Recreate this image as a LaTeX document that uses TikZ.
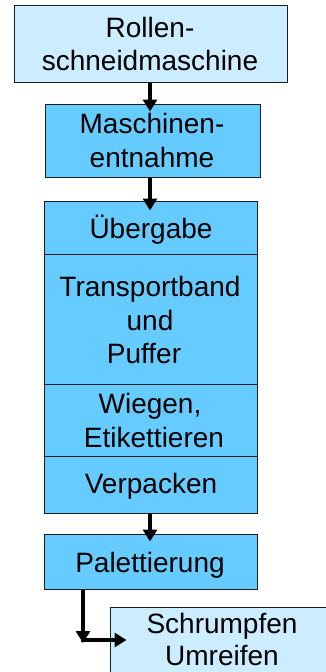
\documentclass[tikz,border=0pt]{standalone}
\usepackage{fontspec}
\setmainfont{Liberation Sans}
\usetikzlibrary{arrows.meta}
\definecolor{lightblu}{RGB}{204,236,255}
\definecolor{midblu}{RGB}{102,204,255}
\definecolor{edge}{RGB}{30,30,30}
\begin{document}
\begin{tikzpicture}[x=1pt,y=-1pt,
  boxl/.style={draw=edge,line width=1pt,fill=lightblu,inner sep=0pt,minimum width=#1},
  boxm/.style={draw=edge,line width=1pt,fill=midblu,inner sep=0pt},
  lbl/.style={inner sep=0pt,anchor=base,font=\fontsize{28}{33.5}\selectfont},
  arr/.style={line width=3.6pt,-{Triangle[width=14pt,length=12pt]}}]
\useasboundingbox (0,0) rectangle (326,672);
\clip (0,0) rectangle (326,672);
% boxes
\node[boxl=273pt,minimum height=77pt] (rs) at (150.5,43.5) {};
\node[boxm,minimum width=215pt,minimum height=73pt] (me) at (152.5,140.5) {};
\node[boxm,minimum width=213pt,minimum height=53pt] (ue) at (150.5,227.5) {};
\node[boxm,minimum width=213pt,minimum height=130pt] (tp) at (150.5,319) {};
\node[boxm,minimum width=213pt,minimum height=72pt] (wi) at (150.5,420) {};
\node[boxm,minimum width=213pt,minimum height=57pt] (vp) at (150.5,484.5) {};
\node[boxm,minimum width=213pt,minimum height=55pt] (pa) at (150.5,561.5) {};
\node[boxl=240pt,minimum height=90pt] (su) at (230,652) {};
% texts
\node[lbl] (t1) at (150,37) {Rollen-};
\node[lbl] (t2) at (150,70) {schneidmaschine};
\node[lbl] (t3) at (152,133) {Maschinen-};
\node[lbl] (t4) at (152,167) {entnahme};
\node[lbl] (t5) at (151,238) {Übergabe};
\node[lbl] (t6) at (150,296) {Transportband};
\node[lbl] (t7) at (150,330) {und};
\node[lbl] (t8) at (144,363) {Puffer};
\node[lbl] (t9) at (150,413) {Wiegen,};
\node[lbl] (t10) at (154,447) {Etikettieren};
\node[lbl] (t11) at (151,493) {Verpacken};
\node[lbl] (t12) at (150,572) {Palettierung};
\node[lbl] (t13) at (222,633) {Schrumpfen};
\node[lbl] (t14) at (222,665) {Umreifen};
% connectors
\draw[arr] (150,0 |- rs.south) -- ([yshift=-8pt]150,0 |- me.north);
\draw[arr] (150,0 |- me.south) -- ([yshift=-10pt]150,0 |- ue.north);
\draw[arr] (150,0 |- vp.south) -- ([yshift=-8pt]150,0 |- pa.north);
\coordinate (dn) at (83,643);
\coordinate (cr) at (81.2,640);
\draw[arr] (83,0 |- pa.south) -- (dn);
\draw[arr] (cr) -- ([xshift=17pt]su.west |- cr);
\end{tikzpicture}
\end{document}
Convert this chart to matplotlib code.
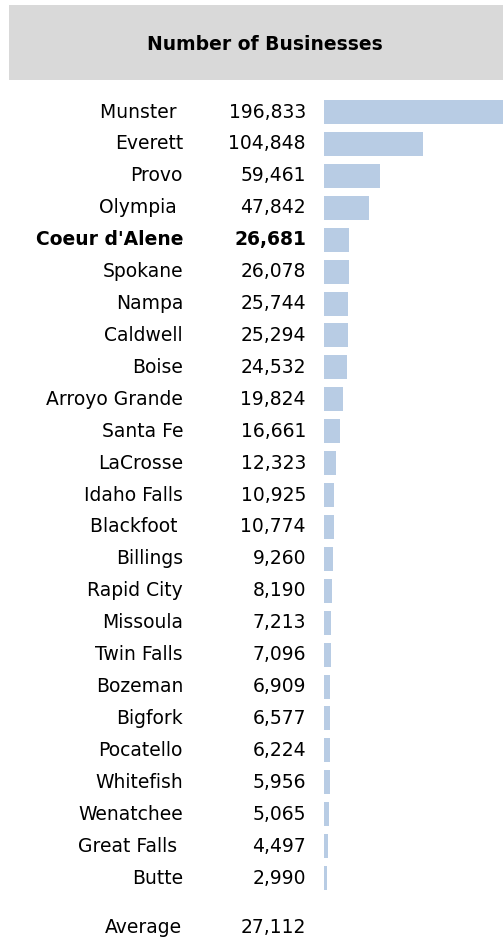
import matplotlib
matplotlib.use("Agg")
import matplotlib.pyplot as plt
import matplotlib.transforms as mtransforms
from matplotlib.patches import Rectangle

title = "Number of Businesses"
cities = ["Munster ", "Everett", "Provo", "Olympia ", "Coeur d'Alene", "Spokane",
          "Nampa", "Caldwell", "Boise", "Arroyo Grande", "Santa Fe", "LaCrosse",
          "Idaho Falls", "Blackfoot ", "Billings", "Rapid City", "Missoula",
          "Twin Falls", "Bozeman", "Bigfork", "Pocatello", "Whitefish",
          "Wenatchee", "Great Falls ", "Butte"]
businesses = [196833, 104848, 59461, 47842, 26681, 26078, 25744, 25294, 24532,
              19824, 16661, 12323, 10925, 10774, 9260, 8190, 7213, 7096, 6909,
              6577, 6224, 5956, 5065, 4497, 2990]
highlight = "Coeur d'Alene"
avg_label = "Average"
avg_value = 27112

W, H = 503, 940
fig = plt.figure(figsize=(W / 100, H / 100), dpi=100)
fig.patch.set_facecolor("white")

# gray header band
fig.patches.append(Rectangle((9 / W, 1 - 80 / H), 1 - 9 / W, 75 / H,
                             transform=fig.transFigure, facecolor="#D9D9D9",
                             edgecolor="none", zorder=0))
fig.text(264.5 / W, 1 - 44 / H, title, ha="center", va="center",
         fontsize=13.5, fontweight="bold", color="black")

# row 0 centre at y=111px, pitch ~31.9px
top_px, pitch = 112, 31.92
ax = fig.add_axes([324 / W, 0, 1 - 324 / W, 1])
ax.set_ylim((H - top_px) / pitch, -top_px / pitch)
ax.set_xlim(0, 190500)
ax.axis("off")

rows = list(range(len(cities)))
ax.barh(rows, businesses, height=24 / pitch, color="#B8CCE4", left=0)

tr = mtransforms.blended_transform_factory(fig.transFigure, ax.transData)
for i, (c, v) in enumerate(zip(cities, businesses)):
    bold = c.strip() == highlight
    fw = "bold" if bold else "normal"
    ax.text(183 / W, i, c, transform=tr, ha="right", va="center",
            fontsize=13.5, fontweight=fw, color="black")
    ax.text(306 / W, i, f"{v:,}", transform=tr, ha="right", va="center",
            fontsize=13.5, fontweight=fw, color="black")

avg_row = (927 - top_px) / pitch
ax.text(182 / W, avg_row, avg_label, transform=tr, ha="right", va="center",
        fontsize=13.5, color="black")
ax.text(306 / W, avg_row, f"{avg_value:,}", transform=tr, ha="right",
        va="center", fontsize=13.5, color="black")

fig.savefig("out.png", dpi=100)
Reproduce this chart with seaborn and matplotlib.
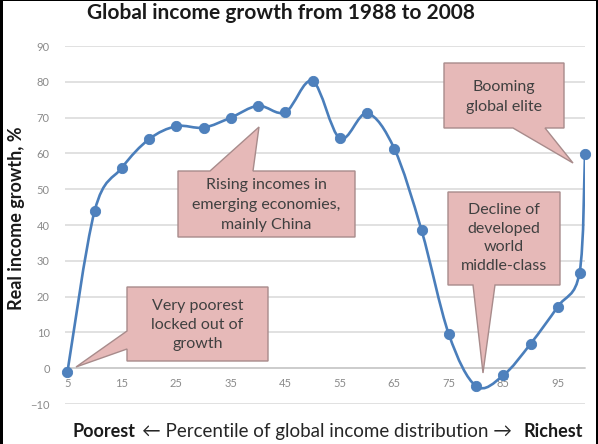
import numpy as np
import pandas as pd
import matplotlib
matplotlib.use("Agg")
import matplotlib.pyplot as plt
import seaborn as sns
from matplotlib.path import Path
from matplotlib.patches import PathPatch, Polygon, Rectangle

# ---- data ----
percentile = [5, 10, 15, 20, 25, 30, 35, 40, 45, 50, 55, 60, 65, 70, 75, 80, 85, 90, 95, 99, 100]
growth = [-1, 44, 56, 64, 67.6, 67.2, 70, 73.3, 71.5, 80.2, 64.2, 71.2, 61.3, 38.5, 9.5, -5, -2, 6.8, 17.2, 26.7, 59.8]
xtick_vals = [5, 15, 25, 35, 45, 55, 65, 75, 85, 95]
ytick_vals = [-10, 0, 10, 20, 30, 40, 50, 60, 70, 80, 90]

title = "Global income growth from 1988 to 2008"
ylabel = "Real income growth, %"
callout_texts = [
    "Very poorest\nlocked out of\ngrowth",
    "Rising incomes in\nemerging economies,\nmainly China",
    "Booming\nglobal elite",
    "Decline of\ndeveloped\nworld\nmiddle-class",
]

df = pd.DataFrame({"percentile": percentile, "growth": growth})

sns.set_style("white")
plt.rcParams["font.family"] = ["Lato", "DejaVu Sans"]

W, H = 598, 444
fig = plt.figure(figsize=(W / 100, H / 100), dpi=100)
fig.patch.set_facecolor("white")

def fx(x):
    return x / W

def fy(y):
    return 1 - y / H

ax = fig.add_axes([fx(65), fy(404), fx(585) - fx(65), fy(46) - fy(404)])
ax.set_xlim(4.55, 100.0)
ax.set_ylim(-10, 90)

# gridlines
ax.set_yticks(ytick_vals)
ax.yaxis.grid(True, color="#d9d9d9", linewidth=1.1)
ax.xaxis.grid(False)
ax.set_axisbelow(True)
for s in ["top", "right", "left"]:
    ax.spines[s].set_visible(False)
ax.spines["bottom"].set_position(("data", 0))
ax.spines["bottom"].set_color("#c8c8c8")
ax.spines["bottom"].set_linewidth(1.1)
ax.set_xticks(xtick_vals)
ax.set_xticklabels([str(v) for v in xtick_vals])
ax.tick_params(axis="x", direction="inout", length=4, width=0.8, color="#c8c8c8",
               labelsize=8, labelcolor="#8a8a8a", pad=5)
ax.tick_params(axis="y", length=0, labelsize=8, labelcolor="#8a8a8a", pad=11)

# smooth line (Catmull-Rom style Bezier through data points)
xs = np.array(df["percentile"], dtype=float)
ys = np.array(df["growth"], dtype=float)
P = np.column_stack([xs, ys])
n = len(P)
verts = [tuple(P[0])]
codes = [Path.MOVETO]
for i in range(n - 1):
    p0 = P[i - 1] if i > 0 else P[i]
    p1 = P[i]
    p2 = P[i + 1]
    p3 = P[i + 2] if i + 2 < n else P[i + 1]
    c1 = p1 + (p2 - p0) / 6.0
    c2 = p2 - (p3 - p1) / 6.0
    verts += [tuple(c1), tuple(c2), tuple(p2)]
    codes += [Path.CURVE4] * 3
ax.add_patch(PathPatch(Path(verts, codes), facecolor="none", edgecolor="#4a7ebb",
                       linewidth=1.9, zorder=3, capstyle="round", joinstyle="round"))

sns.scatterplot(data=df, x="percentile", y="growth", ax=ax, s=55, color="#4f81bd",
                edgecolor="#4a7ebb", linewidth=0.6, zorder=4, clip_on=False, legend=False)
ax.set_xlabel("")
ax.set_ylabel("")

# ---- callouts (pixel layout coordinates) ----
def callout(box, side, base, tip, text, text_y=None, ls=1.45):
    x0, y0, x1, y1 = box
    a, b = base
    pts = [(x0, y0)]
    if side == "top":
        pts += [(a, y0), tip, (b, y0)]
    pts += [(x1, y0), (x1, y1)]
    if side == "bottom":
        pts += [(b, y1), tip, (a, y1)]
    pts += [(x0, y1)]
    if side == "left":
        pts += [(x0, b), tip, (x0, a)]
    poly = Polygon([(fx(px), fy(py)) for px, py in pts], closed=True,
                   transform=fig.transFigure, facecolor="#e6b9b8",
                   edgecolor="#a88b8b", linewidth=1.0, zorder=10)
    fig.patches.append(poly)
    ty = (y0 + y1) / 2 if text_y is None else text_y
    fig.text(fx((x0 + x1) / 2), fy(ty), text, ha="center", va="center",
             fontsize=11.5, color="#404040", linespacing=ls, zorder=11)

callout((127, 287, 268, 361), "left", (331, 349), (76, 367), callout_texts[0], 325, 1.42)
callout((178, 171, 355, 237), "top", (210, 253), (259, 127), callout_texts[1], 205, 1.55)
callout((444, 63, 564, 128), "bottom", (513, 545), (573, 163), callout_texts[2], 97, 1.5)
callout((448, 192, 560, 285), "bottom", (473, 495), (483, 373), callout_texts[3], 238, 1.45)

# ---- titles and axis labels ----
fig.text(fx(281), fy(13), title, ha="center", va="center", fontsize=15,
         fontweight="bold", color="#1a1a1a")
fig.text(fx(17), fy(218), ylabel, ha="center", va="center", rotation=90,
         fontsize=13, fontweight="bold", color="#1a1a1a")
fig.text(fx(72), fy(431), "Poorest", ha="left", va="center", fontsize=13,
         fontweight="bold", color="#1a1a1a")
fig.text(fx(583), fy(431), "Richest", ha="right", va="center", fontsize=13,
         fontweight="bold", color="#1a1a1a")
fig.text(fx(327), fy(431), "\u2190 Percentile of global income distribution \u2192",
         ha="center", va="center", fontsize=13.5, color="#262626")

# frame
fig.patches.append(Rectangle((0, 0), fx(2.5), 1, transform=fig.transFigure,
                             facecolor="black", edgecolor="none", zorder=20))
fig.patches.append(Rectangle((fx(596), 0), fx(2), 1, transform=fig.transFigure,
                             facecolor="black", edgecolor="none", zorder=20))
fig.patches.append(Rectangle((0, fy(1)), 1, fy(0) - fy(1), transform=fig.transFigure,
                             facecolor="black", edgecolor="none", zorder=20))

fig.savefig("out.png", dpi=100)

====

Work to be completed
Drop the images and output only the lines from the one that contains "Reproduce this chart" to the one that contains "from matplotlib.patches import PathPatch, Polygon, Rectangle", both included.

Correct result
Reproduce this chart with seaborn and matplotlib.
import numpy as np
import pandas as pd
import matplotlib
matplotlib.use("Agg")
import matplotlib.pyplot as plt
import seaborn as sns
from matplotlib.path import Path
from matplotlib.patches import PathPatch, Polygon, Rectangle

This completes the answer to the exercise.